#### Material supplied

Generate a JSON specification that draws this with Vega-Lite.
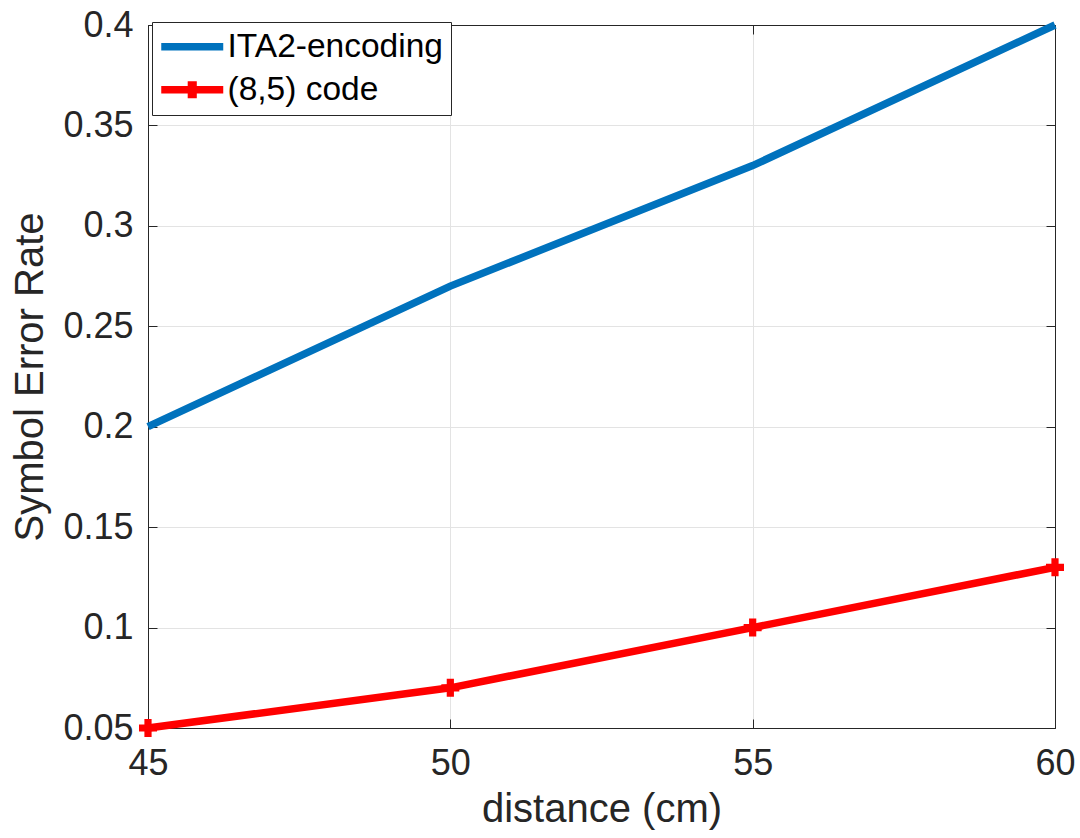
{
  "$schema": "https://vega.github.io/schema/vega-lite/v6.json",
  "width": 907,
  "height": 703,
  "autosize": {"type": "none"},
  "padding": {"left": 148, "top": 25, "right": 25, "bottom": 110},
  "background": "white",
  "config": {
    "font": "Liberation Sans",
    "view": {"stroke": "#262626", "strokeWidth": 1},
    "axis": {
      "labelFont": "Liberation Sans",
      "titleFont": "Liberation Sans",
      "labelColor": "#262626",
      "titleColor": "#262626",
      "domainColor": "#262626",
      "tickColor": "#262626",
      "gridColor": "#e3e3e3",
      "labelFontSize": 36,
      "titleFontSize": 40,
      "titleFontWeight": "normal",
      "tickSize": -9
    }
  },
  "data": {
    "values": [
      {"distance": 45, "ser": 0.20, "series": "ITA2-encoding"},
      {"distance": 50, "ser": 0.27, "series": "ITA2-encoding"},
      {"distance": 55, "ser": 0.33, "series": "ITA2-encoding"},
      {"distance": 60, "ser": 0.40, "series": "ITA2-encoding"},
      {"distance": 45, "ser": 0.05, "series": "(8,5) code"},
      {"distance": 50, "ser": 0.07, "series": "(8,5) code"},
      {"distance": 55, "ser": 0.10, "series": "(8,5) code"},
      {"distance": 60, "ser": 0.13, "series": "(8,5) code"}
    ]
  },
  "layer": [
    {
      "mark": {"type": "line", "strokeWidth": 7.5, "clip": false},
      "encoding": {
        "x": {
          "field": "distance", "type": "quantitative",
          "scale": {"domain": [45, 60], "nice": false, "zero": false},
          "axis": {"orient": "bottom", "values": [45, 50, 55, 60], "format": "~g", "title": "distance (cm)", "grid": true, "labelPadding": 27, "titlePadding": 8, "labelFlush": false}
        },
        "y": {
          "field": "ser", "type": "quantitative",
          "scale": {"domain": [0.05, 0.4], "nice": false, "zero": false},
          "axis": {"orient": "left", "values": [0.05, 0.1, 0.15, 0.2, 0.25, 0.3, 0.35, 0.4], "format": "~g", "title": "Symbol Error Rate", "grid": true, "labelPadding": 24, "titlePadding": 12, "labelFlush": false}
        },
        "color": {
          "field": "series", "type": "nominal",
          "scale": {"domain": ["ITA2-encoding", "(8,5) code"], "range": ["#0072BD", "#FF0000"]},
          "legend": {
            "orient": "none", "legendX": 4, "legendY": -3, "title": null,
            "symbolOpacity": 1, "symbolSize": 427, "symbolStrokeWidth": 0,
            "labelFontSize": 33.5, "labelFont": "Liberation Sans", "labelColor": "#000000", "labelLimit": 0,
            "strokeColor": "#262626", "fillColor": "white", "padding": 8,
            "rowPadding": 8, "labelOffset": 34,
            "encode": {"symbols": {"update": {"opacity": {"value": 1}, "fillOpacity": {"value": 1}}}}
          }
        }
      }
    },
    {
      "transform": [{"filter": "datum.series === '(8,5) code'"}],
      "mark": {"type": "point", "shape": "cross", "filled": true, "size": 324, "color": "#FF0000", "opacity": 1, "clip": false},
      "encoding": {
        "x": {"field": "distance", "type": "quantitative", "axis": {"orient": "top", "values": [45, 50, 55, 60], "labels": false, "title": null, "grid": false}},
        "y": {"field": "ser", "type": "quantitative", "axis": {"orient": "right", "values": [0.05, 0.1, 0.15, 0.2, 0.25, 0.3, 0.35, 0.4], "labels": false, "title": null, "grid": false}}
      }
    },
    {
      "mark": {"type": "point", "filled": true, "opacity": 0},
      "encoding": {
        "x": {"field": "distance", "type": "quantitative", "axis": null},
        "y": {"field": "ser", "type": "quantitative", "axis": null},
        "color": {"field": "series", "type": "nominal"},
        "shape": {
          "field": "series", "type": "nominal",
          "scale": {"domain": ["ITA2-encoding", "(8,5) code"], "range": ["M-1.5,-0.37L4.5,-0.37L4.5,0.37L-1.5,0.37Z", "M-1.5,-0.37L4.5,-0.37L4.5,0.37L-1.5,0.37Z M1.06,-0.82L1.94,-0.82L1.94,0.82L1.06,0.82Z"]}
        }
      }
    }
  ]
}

########
#### Material supplied

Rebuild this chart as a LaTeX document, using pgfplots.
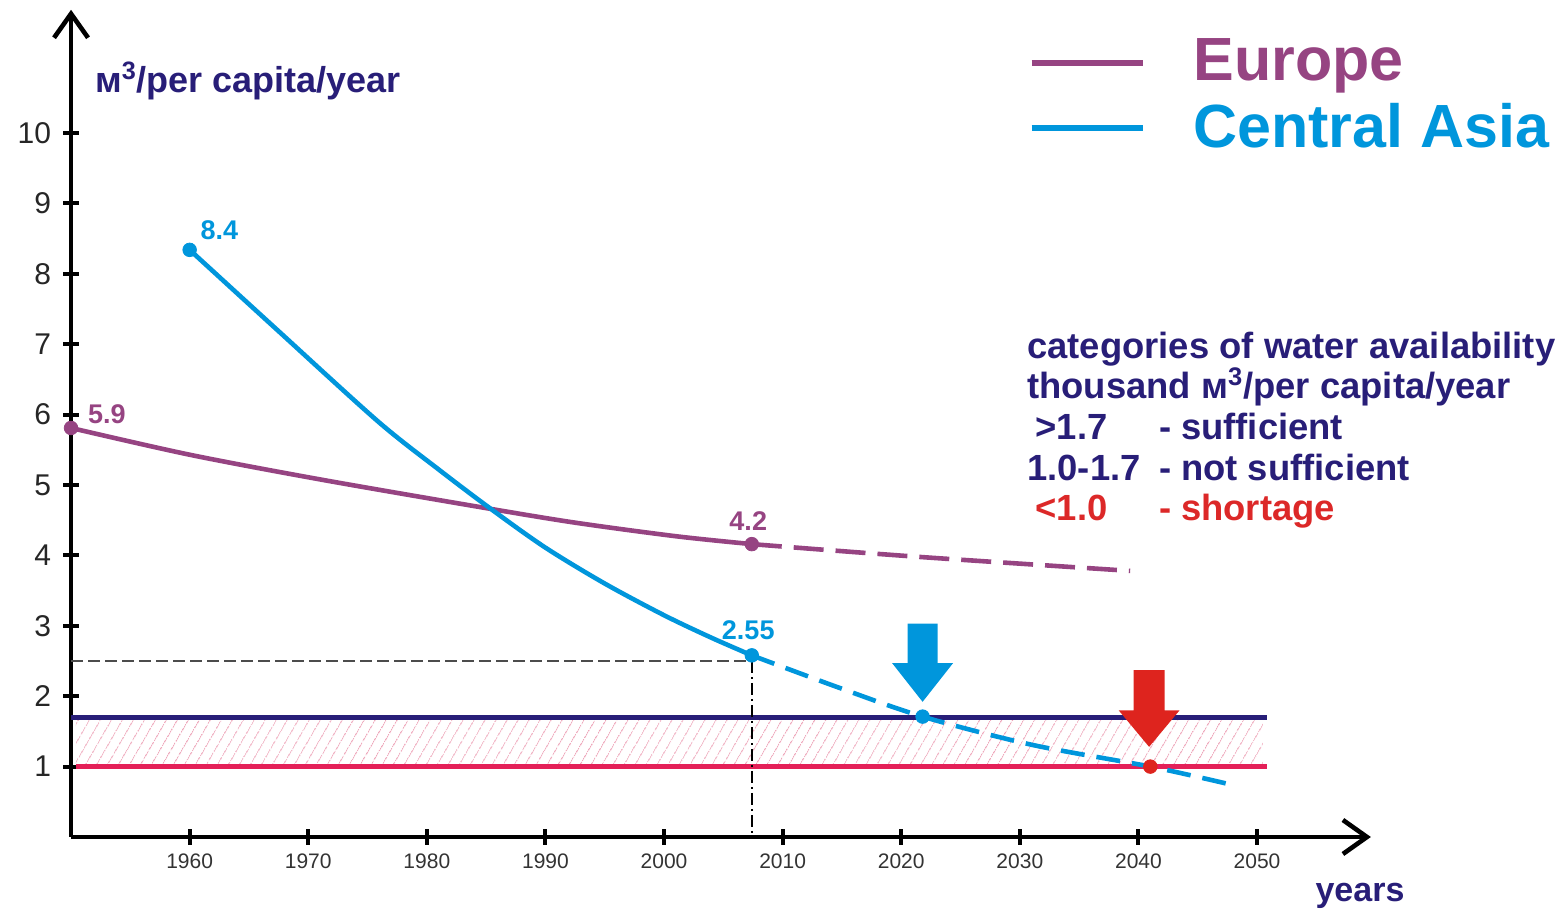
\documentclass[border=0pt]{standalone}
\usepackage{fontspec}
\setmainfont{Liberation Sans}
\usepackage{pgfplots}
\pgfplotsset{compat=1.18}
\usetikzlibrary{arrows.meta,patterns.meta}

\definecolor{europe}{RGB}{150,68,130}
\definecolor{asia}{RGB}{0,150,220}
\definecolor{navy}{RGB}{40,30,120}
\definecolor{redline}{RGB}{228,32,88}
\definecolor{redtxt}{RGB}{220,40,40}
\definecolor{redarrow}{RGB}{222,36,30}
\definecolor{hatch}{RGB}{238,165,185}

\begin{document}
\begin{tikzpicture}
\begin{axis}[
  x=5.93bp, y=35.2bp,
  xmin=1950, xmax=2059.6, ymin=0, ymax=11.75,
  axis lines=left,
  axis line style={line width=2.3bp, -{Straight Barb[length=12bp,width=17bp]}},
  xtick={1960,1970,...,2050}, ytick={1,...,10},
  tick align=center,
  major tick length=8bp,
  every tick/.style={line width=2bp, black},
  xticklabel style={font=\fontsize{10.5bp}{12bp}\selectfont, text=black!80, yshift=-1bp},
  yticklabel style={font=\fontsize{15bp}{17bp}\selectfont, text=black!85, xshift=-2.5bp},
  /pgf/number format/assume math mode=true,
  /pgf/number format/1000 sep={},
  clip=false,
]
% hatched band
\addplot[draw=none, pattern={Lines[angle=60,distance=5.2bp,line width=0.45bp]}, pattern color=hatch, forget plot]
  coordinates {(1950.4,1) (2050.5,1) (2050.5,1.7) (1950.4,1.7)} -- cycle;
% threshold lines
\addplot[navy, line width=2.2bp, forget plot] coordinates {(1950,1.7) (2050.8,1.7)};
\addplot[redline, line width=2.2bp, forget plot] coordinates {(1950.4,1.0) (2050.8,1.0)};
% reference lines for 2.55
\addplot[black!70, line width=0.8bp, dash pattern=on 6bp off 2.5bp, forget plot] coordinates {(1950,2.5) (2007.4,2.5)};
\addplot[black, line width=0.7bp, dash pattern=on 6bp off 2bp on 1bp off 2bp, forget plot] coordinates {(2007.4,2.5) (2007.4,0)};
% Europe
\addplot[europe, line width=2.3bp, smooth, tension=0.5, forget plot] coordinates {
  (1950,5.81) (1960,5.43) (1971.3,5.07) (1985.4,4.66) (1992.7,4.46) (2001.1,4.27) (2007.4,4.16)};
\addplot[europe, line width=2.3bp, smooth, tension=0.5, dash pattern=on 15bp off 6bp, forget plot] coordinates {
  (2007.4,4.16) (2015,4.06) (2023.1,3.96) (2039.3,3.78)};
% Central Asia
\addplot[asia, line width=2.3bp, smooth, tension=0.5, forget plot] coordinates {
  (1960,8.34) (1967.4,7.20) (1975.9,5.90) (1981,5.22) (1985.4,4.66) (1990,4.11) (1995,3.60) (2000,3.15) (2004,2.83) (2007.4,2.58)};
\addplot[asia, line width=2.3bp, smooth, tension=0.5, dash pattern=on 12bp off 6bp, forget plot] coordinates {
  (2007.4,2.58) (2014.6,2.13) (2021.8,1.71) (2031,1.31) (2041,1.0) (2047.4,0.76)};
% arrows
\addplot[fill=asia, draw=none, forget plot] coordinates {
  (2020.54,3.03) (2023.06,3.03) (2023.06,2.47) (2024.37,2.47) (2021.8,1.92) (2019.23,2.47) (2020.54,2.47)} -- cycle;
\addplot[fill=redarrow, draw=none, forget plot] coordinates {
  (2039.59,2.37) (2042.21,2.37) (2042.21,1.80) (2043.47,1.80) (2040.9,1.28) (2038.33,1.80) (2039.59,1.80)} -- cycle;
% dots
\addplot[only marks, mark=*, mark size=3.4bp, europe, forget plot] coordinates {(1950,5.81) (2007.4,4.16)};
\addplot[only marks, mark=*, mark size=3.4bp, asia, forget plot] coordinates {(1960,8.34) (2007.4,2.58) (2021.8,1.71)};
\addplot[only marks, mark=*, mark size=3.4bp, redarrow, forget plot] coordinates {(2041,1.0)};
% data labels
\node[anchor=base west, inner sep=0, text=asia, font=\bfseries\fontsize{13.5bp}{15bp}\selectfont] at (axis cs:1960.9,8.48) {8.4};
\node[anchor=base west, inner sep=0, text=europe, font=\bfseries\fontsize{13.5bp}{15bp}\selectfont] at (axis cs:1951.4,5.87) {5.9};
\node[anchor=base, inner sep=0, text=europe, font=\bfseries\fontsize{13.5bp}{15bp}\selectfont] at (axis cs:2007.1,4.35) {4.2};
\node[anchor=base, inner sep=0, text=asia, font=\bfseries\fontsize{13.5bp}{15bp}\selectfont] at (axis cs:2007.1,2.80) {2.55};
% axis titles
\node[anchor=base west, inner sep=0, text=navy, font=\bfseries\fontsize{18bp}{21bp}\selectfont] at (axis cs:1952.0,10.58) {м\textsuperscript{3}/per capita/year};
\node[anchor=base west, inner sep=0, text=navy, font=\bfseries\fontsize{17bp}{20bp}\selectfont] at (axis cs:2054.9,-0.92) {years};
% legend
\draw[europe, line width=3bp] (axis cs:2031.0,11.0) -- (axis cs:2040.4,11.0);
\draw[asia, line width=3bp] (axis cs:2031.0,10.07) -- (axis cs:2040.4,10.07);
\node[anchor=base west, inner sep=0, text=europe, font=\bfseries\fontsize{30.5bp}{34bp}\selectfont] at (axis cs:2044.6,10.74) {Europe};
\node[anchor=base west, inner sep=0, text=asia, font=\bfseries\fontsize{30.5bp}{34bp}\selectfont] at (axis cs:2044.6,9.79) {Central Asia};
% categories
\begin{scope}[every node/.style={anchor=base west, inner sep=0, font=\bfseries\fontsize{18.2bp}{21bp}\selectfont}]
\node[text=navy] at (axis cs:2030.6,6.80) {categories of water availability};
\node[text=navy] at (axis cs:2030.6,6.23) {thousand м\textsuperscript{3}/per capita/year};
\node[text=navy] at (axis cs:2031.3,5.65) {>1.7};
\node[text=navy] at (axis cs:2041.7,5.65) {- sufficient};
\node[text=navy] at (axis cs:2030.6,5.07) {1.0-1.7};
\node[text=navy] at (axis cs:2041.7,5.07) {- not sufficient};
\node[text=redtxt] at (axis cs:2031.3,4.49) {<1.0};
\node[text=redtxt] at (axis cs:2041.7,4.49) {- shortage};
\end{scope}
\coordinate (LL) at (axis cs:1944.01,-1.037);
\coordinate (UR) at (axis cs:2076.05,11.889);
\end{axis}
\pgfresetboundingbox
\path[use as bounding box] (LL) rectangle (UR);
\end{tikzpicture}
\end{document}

########

> _To be done_:
Pull out every line of the entries that includes the word "this".

> _Output_:
Generate a JSON specification that draws this with Vega-Lite.
Rebuild this chart as a LaTeX document, using pgfplots.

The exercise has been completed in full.